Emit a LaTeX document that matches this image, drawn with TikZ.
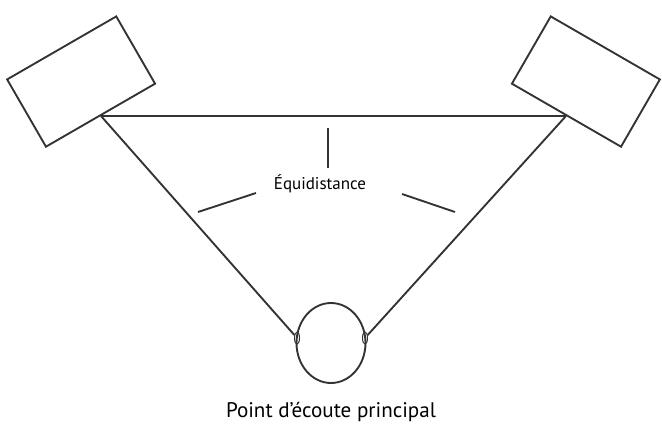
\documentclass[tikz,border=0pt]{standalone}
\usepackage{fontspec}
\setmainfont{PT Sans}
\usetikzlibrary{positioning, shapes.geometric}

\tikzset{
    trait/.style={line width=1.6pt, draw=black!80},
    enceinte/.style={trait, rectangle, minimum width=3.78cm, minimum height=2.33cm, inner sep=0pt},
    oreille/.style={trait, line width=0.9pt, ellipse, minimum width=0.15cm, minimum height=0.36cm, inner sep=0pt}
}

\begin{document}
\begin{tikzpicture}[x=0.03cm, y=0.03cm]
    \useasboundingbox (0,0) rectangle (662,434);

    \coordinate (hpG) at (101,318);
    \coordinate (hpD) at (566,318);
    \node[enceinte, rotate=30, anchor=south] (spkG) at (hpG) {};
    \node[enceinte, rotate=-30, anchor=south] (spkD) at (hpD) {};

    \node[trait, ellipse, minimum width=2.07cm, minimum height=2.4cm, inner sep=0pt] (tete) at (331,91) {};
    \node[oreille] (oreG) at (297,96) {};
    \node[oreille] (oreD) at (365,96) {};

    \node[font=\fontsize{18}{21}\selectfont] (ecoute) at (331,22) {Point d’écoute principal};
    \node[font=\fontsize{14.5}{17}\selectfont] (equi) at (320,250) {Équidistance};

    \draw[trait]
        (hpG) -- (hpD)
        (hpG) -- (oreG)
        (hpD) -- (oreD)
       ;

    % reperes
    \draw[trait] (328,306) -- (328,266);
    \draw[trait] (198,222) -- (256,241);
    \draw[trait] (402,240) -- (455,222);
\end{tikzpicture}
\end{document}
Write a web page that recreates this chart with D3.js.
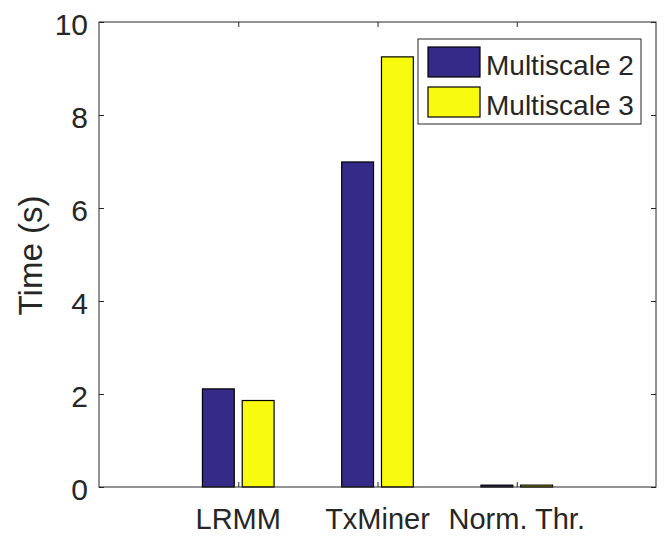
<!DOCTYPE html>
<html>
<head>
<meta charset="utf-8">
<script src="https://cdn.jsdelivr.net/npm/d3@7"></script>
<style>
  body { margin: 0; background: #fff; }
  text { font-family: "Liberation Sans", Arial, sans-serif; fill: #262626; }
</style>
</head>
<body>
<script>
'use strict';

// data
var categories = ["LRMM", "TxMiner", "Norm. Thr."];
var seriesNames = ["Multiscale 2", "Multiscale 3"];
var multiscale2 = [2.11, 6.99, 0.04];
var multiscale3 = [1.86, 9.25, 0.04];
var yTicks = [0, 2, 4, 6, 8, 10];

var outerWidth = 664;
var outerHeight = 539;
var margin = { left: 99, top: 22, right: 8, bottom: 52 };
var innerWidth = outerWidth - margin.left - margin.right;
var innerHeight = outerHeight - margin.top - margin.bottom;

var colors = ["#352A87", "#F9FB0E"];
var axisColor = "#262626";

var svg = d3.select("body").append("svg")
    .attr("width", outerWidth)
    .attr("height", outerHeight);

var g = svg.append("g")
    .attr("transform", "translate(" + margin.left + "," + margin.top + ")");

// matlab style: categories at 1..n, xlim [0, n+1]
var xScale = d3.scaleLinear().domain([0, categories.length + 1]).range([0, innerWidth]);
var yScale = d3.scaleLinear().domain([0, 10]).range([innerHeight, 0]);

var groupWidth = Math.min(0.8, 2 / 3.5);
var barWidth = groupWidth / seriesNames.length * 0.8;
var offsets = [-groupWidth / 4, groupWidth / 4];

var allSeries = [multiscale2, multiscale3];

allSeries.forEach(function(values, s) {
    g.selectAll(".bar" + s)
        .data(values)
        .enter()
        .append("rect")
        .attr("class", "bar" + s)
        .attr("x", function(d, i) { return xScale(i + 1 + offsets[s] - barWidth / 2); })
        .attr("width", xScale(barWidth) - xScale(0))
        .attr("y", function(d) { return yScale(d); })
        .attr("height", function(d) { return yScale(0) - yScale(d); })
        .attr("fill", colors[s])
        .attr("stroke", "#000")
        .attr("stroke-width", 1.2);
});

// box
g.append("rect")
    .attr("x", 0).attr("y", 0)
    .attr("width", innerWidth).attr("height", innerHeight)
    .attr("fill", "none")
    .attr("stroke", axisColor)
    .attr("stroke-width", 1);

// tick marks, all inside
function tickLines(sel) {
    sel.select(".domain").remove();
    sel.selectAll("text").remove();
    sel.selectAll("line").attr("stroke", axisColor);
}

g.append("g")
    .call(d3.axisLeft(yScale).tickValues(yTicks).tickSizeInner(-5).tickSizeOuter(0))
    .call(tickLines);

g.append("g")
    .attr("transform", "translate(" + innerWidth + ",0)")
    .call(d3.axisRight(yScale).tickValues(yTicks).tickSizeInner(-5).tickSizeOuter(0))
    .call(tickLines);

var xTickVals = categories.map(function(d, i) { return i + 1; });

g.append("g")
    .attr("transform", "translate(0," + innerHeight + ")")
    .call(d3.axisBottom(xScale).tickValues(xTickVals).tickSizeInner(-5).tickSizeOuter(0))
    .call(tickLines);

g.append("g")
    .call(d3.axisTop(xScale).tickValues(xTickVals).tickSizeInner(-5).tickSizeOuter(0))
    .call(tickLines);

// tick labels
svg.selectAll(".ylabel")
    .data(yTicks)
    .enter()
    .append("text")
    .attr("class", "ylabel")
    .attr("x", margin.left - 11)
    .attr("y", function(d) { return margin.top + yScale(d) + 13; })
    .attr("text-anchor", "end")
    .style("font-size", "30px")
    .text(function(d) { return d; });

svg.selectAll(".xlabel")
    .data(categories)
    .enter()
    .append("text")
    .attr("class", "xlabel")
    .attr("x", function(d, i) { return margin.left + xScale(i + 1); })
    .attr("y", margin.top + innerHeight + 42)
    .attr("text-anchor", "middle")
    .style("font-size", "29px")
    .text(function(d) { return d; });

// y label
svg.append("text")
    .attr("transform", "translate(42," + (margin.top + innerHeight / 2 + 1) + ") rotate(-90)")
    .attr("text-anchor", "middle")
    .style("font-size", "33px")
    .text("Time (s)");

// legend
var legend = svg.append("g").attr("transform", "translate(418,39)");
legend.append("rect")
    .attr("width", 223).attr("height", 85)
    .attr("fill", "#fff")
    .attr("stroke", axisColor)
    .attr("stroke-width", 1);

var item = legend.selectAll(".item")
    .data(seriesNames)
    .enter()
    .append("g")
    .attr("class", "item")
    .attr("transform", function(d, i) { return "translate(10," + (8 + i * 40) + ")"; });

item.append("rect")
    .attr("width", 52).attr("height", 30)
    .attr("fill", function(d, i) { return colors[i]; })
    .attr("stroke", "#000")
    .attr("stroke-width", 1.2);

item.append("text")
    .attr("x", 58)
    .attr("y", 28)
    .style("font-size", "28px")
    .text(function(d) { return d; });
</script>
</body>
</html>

---

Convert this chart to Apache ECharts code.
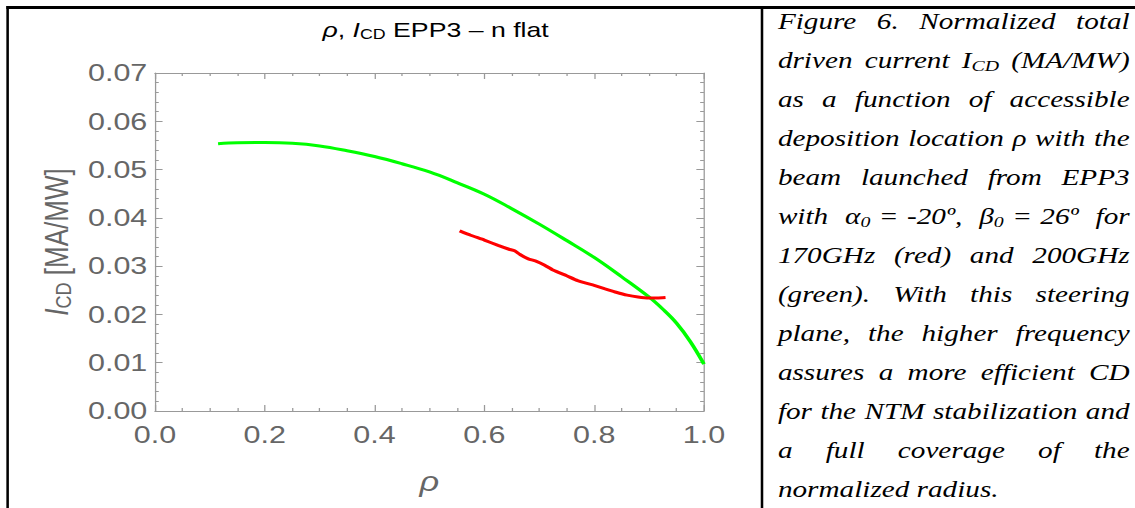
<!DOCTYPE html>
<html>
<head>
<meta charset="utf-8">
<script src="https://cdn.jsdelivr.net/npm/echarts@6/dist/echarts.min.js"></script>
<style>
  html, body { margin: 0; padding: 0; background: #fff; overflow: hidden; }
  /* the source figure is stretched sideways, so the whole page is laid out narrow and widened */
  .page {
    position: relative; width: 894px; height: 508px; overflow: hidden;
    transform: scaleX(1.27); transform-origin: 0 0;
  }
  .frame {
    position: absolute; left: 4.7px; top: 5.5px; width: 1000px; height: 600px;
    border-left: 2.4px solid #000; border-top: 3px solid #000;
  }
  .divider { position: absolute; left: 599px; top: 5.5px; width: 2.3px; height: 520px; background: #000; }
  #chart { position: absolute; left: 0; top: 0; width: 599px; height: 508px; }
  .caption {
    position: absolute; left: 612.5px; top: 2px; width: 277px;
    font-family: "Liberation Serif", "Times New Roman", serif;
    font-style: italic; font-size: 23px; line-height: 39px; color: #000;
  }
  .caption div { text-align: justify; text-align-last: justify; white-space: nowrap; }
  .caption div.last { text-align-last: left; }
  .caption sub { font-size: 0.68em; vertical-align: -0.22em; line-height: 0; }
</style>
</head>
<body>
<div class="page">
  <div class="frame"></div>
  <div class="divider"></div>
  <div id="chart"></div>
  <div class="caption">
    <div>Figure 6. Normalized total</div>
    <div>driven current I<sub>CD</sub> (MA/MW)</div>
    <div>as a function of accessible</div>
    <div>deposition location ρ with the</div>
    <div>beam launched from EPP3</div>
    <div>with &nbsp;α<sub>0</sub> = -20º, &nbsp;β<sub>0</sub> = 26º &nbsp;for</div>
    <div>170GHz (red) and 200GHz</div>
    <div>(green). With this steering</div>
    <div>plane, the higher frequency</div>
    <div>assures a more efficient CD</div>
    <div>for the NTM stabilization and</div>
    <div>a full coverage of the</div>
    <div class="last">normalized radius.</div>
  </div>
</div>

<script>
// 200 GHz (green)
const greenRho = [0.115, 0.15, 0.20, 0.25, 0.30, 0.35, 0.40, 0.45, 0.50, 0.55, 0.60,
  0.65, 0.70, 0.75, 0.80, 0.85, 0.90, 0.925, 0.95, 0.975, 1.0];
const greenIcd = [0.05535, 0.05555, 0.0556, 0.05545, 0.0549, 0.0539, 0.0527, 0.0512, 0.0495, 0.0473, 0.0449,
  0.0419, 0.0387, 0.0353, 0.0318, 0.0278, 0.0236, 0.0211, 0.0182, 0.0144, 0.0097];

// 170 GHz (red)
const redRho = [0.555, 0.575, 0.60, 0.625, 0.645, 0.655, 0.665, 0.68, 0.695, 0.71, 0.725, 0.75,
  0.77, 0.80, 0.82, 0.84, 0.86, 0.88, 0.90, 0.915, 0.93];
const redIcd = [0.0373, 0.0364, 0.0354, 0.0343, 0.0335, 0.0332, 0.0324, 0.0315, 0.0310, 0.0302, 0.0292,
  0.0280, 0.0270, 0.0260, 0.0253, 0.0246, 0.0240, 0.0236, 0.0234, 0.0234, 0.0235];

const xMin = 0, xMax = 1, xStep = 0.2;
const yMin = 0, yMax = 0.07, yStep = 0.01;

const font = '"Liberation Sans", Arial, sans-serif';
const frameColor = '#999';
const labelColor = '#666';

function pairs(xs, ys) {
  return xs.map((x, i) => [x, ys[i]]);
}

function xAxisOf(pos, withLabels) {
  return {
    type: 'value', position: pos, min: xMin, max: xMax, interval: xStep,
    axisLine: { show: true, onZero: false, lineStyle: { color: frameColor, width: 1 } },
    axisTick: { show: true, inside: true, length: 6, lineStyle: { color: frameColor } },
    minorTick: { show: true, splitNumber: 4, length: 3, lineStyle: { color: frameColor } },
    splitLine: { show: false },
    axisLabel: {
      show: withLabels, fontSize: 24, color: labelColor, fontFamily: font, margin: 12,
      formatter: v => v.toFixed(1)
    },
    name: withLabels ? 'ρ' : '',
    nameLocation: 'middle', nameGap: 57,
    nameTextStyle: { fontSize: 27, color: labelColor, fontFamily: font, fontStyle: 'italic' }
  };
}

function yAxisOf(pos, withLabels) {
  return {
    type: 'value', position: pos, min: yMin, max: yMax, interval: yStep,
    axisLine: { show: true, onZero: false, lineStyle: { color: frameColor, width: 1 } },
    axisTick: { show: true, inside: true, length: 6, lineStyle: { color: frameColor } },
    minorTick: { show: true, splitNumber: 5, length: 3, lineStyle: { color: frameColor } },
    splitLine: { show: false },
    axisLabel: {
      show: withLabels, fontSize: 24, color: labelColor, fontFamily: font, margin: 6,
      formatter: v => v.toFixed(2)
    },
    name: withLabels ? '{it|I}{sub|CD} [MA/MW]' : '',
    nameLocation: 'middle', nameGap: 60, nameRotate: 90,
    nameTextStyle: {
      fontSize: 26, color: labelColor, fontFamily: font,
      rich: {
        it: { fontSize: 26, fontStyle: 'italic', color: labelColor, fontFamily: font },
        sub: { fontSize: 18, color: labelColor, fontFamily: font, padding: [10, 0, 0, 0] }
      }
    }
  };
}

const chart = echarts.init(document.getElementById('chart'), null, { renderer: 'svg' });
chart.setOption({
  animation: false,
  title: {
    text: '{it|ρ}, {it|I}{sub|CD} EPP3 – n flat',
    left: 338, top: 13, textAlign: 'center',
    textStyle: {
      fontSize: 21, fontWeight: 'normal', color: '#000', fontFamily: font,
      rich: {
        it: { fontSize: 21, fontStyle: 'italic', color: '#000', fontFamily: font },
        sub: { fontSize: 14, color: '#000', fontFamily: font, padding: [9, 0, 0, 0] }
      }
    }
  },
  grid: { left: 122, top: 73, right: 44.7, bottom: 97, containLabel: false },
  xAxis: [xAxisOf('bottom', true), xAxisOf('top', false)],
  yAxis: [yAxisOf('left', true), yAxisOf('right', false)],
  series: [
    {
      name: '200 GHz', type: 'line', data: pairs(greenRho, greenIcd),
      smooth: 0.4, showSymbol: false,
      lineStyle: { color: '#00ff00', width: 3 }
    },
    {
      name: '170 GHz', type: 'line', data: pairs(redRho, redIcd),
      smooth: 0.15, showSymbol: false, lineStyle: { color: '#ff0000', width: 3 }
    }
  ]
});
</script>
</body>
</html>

* * *

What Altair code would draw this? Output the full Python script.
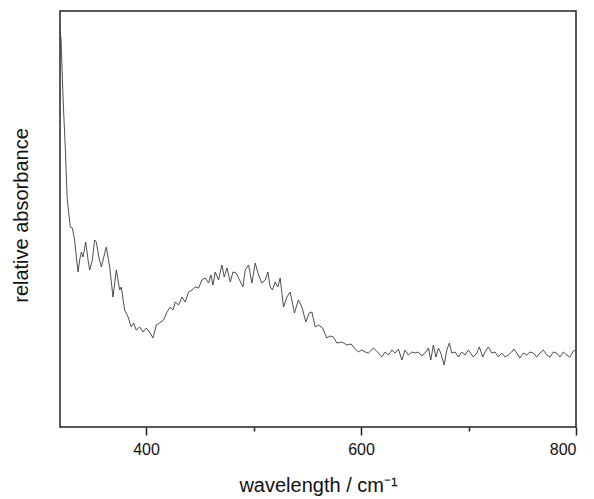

Exercise objective =>
Copy the listing above exactly, but only from the line with "Write a web" through the line with "var yTicks = [0, 2, 4, 6, 8, 10];", including those two lines and excluding any picture.

Task solution =>
Write a web page that recreates this chart with D3.js.
<!DOCTYPE html>
<html>
<head>
<meta charset="utf-8">
<script src="https://cdn.jsdelivr.net/npm/d3@7"></script>
<style>
  body { margin: 0; background: #fff; }
  text { font-family: "Liberation Sans", Arial, sans-serif; fill: #262626; }
</style>
</head>
<body>
<script>
'use strict';

// data
var categories = ["LRMM", "TxMiner", "Norm. Thr."];
var seriesNames = ["Multiscale 2", "Multiscale 3"];
var multiscale2 = [2.11, 6.99, 0.04];
var multiscale3 = [1.86, 9.25, 0.04];
var yTicks = [0, 2, 4, 6, 8, 10];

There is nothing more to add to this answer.